Una ricetta ideale nella stagione invernale, quando il clima freddo e piovoso invita ad assaporare piatti caldi e sostanziosi per ritemprare corpo e spirito.
Arriva dalle campagne di Verona il risotto al tastasal, considerato tra i piatti più rappresentativi della cucina veneta. A Trevenzuolo, Vigasio, Castelnuovo del Garda e negli altri comuni del veronese non c’è ristorante che non lo includa nel menu, servendolo con un bicchiere di Valpolicella Superiore, corposo rosso DOC dal caratteristico sentore di mandorle amare, o di Valdadige Rosso. È cucinato con il Riso Vialone Nano IGP, una pregiata varietà coltivata nella bassa veronese, perfetta per i risotti: i chicchi di media grandezza e ricchi di amido, infatti, resistono bene alla cottura e assorbono ogni tipo di condimento.
Il protagonista del piatto è il tastasal, un impasto di pancetta e spalla suina macinati finemente e aromatizzati con sale e pepe nero, nato in tempi lontani per un’esigenza pratica: quella di tastare – da cui il nome – il livello di salagione della carne prima di insaccarla per produrre i salumi tipici della zona, come la soppressa vicentina – dal 1992 tutelata dal marchio DOP –, dall’intenso profumo di chiodi di garofano, cannella, aglio e rosmarino e dal sapore tendenzialmente dolce, la brasolara, simile alla soppressata ma stagionata più a lungo, per almeno dieci mesi, e le salamelle, salsicce fresche che troviamo in tutto il Nord Italia.

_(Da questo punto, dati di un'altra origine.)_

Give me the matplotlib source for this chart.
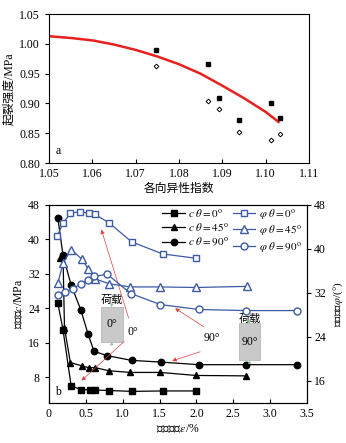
import numpy as np
import matplotlib
matplotlib.use("Agg")
import matplotlib.pyplot as plt
from matplotlib.patches import Rectangle

plt.rcParams['font.family'] = ['Liberation Serif', 'Noto Sans CJK SC']
plt.rcParams['mathtext.fontset'] = 'stix'
plt.rcParams['font.size'] = 8

# ---- panel a data ----
aniso = [1.0747, 1.0867, 1.0892, 1.0939, 1.1013, 1.1034]
ci_sq = [0.989, 0.967, 0.910, 0.872, 0.901, 0.8755]
ci_dm = [0.963, 0.905, 0.891, 0.852, 0.839, 0.848]
fit_x = [1.050, 1.055, 1.060, 1.065, 1.070, 1.075, 1.080, 1.085, 1.090, 1.095, 1.100, 1.103]
fit_y = [1.013, 1.010, 1.006, 0.999, 0.990, 0.979, 0.966, 0.950, 0.930, 0.909, 0.886, 0.869]

# ---- panel b data ----
c0_x = [0.12, 0.19, 0.30, 0.435, 0.55, 0.62, 0.81, 1.13, 1.54, 2.00]
c0_y = [25.2, 19.0, 6.0, 5.1, 5.05, 5.0, 4.9, 4.7, 4.8, 4.8]
c45_x = [0.15, 0.19, 0.21, 0.29, 0.45, 0.54, 0.63, 0.81, 1.10, 1.51, 1.99, 2.67]
c45_y = [35.6, 36.4, 19.4, 11.4, 10.6, 10.2, 10.2, 9.5, 9.1, 9.1, 8.4, 8.3]
c90_x = [0.12, 0.19, 0.30, 0.43, 0.53, 0.61, 0.79, 1.12, 1.52, 2.03, 2.67, 3.36]
c90_y = [45.0, 36.3, 29.4, 23.7, 18.0, 14.0, 13.0, 11.9, 11.5, 10.9, 10.9, 10.9]

p0_x = [0.11, 0.19, 0.29, 0.42, 0.54, 0.62, 0.81, 1.12, 1.54, 2.00]
p0_y = [42.3, 44.7, 46.5, 46.8, 46.5, 46.3, 44.8, 41.3, 39.1, 38.3]
p45_x = [0.12, 0.19, 0.30, 0.45, 0.53, 0.62, 0.81, 1.10, 1.51, 1.99, 2.68]
p45_y = [33.8, 37.4, 39.9, 38.1, 36.4, 34.6, 33.7, 33.1, 33.1, 33.0, 33.2]
p90_x = [0.12, 0.22, 0.32, 0.43, 0.53, 0.61, 0.79, 1.11, 1.51, 2.03, 2.67, 3.36]
p90_y = [31.6, 32.2, 32.8, 33.6, 34.4, 35.0, 35.4, 31.9, 29.9, 29.0, 28.8, 28.8]

blue = '#3c5aa8'
red = '#e8211e'
arrow_red = '#e04040'

fig = plt.figure(figsize=(3.46, 4.43), dpi=100)

# ---------------- panel a ----------------
ax1 = fig.add_axes([0.1416, 0.632, 0.751, 0.336])
ax1.plot(fit_x, fit_y, color=red, lw=1.8, zorder=2)
ax1.plot(aniso, ci_sq, 's', color='black', ms=3.2, zorder=3)
ax1.plot(aniso, ci_dm, 'D', mfc='white', mec='black', mew=0.7, ms=2.4, zorder=3)
ax1.set_xlim(1.05, 1.11)
ax1.set_ylim(0.80, 1.05)
ax1.set_xticks(np.arange(1.05, 1.115, 0.01))
ax1.set_yticks(np.arange(0.80, 1.051, 0.05))
ax1.xaxis.set_major_formatter(plt.FormatStrFormatter('%.2f'))
ax1.yaxis.set_major_formatter(plt.FormatStrFormatter('%.2f'))
ax1.tick_params(axis='x', direction='in', length=3, labelsize=8.5)
ax1.tick_params(axis='y', direction='out', length=3, labelsize=8.5)
ax1.set_xlabel('各向异性指数', fontsize=8.5, labelpad=2)
ax1.set_ylabel('起裂强度/MPa', fontsize=8.5, labelpad=3)
ax1.text(0.025, 0.06, 'a', transform=ax1.transAxes, fontsize=8.5)

# ---------------- panel b ----------------
ax2 = fig.add_axes([0.1416, 0.0903, 0.746, 0.447])
axr = ax2.twinx()

ax2.plot(c0_x, c0_y, '-s', color='black', lw=0.9, ms=4.3, label=r'$c\ \theta = 0^{\rm o}$')
ax2.plot(c45_x, c45_y, '-^', color='black', lw=0.9, ms=4.6, label=r'$c\ \theta = 45^{\rm o}$')
ax2.plot(c90_x, c90_y, '-o', color='black', lw=0.9, ms=4.6, label=r'$c\ \theta = 90^{\rm o}$')

axr.plot(p0_x, p0_y, '-s', color=blue, mfc='white', mec=blue, lw=0.9, ms=4.8,
         label=r'$\varphi\ \theta = 0^{\rm o}$')
axr.plot(p45_x, p45_y, '-^', color=blue, mfc='white', mec=blue, lw=0.9, ms=5.2,
         label=r'$\varphi\ \theta = 45^{\rm o}$')
axr.plot(p90_x, p90_y, '-o', color=blue, mfc='white', mec=blue, lw=0.9, ms=5.0,
         label=r'$\varphi\ \theta = 90^{\rm o}$')

ax2.set_xlim(0, 3.5)
ax2.set_ylim(2, 48)
axr.set_ylim(12, 48)
ax2.set_xticks(np.arange(0, 3.51, 0.5))
ax2.set_xticklabels(['0', '0.5', '1.0', '1.5', '2.0', '2.5', '3.0', '3.5'])
ax2.set_yticks([8, 16, 24, 32, 40, 48])
axr.set_yticks([16, 24, 32, 40, 48])
ax2.tick_params(axis='x', direction='in', length=3, labelsize=8.5)
ax2.tick_params(axis='y', direction='out', length=3, labelsize=8.5)
axr.tick_params(axis='y', direction='out', length=3, pad=2, labelsize=8.5)
ax2.set_xlabel(r'塑性应变$\varepsilon$/%', fontsize=8.5, labelpad=2)
ax2.set_ylabel(r'黏聚力$c$/MPa', fontsize=8.5, labelpad=2)
axr.set_ylabel(r'内摩擦角$\varphi$/(°)', fontsize=8, rotation=90)
axr.yaxis.set_label_coords(1.095, 0.5)
ax2.text(0.025, 0.04, 'b', transform=ax2.transAxes, fontsize=8.5)

h1, l1 = ax2.get_legend_handles_labels()
h2, l2 = axr.get_legend_handles_labels()
handles = [h1[0], h1[1], h1[2], h2[0], h2[1], h2[2]]
labels = [l1[0], l1[1], l1[2], l2[0], l2[1], l2[2]]
axr.legend(handles, labels, ncol=2, loc='upper right', frameon=False, fontsize=8,
           handlelength=2.0, handletextpad=0.3, columnspacing=0.4, labelspacing=0.25,
           borderaxespad=0.1, bbox_to_anchor=(1.0, 1.02))

# loading sketches
for (bx, by, bw, bh, lab, tx, ty) in [(0.70, 16.2, 0.30, 8.1, '0°', 0.85, 26.0),
                                      (2.58, 11.9, 0.28, 8.6, '90°', 2.72, 21.6)]:
    ax2.add_patch(Rectangle((bx, by), bw, bh, facecolor='#c9c9c9', edgecolor='#b0b0b0', lw=0.5, zorder=1))
    ax2.text(bx + bw / 2, by + bh / 2, lab, ha='center', va='center', fontsize=8.5, zorder=2)
    ax2.text(tx, ty, '荷载', ha='center', va='center', fontsize=8, style='italic', zorder=2)
    ax2.annotate('', xy=(bx + bw / 2, by + bh), xytext=(bx + bw / 2, by + bh + 1.0),
                 arrowprops=dict(arrowstyle='-|>', color='#8fc58f', lw=0.6, mutation_scale=4))
    ax2.annotate('', xy=(bx + bw / 2, by), xytext=(bx + bw / 2, by - 1.0),
                 arrowprops=dict(arrowstyle='-|>', color='#8fc58f', lw=0.6, mutation_scale=4))

ax2.text(1.14, 18.4, '0°', ha='center', va='center', fontsize=8.5)
ax2.text(2.21, 17.0, '90°', ha='center', va='center', fontsize=8.5)

arrows = [((1.08, 21.7), (0.71, 42.3)),
          ((1.02, 16.3), (0.44, 7.2)),
          ((2.10, 19.7), (1.71, 24.0)),
          ((2.05, 13.9), (1.67, 11.8))]
for (x0, y0), (x1, y1) in arrows:
    ax2.annotate('', xy=(x1, y1), xytext=(x0, y0),
                 arrowprops=dict(arrowstyle='-|>', color=arrow_red, lw=0.5, mutation_scale=6,
                                 shrinkA=0, shrinkB=0), zorder=5)

fig.savefig('out.png', dpi=100)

Per assaggiare l’impasto prima di insaccarlo, i masciari – i norcini nel dialetto locale – veneti inventarono un goloso procedimento: ne prendevano una parte e la rosolavano con abbondante burro, aglio e cipolla affettata finemente; a parte cuocevano il riso nel brodo di carne, poi aggiungevano il ragù di macinato e mantecavano il tutto con grana padano grattugiato e con un pizzico di noce moscata. Il risotto veniva preparato anche dalle massaie veronesi, in molte abitazioni private, dove un tempo l’allevamento dei suini per il consumo domestico era una pratica diffusissima.
Oggi il tastasal non viene più prodotto a casa, ma è venduto ancora da numerose macellerie di Verona e dintorni; fa parte anche della tradizione gastronomica di Vicenza, con il nome di “pasta di salame”, che viene impiegata per condire i bigoli, grossi e ruvidi spaghetti fatti a mano, o i gargati, maccheroncini corti impastati con farina di grano tenero, semola e uova.